→ Dataset content:

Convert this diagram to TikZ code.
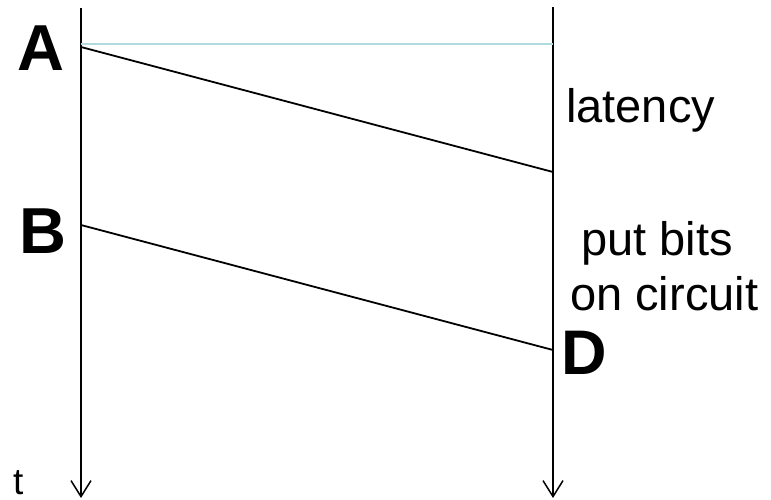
\documentclass[tikz,border=0pt]{standalone}
\usepackage{fontspec}
\setmainfont{Liberation Sans}
\usetikzlibrary{arrows.meta}
\definecolor{lightline}{RGB}{175,218,222}
\tikzset{
  timeline/.style={line width=1.8pt,-{Straight Barb[length=16pt,width=20pt,line width=1.5pt]}},
  msg/.style={line width=1.8pt},
  biglabel/.style={inner sep=0pt,anchor=base west,font=\fontsize{65}{70}\selectfont\bfseries},
  txt/.style={inner sep=0pt,anchor=base west,font=\fontsize{47}{52}\selectfont},
}
\begin{document}
\begin{tikzpicture}[x=1pt,y=-1pt]
\useasboundingbox (0,0) rectangle (771,499);
\coordinate (Ltop) at (81,8);
\coordinate (Lbot) at (81,498);
\coordinate (Rtop) at (553,7);
\coordinate (Rbot) at (553,498);
\coordinate (h1) at (81,44);
\coordinate (h2) at (553,44);
\coordinate (s1) at (81,47);
\coordinate (s2) at (553,172);
\coordinate (b1) at (81,225);
\coordinate (b2) at (553,350);
\draw[timeline] (Ltop) -- (Lbot);
\draw[timeline] (Rtop) -- (Rbot);
\draw[lightline,line width=1.8pt] (h1) -- (h2);
\draw[msg] (s1) -- (s2);
\draw[msg] (b1) -- (b2);
\node[biglabel] (A) at (17,70) {A};
\node[biglabel] (B) at (19,253) {B};
\node[biglabel,font=\fontsize{63}{68}\selectfont\bfseries] (D) at (561,374) {D};
\node[txt] (lat) at (566,122) {latency};
\node[txt] (put) at (581,255) {put bits};
\node[txt] (circ) at (570,310) {on circuit};
\node[inner sep=0pt,anchor=base west,font=\fontsize{37}{40}\selectfont] (t) at (13,494) {t};
\end{tikzpicture}
\end{document}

→ What the task requires:
Except for the pictures, copy the material above exactly.

→ Response:
Convert this diagram to TikZ code.
\documentclass[tikz,border=0pt]{standalone}
\usepackage{fontspec}
\setmainfont{Liberation Sans}
\usetikzlibrary{arrows.meta}
\definecolor{lightline}{RGB}{175,218,222}
\tikzset{
  timeline/.style={line width=1.8pt,-{Straight Barb[length=16pt,width=20pt,line width=1.5pt]}},
  msg/.style={line width=1.8pt},
  biglabel/.style={inner sep=0pt,anchor=base west,font=\fontsize{65}{70}\selectfont\bfseries},
  txt/.style={inner sep=0pt,anchor=base west,font=\fontsize{47}{52}\selectfont},
}
\begin{document}
\begin{tikzpicture}[x=1pt,y=-1pt]
\useasboundingbox (0,0) rectangle (771,499);
\coordinate (Ltop) at (81,8);
\coordinate (Lbot) at (81,498);
\coordinate (Rtop) at (553,7);
\coordinate (Rbot) at (553,498);
\coordinate (h1) at (81,44);
\coordinate (h2) at (553,44);
\coordinate (s1) at (81,47);
\coordinate (s2) at (553,172);
\coordinate (b1) at (81,225);
\coordinate (b2) at (553,350);
\draw[timeline] (Ltop) -- (Lbot);
\draw[timeline] (Rtop) -- (Rbot);
\draw[lightline,line width=1.8pt] (h1) -- (h2);
\draw[msg] (s1) -- (s2);
\draw[msg] (b1) -- (b2);
\node[biglabel] (A) at (17,70) {A};
\node[biglabel] (B) at (19,253) {B};
\node[biglabel,font=\fontsize{63}{68}\selectfont\bfseries] (D) at (561,374) {D};
\node[txt] (lat) at (566,122) {latency};
\node[txt] (put) at (581,255) {put bits};
\node[txt] (circ) at (570,310) {on circuit};
\node[inner sep=0pt,anchor=base west,font=\fontsize{37}{40}\selectfont] (t) at (13,494) {t};
\end{tikzpicture}
\end{document}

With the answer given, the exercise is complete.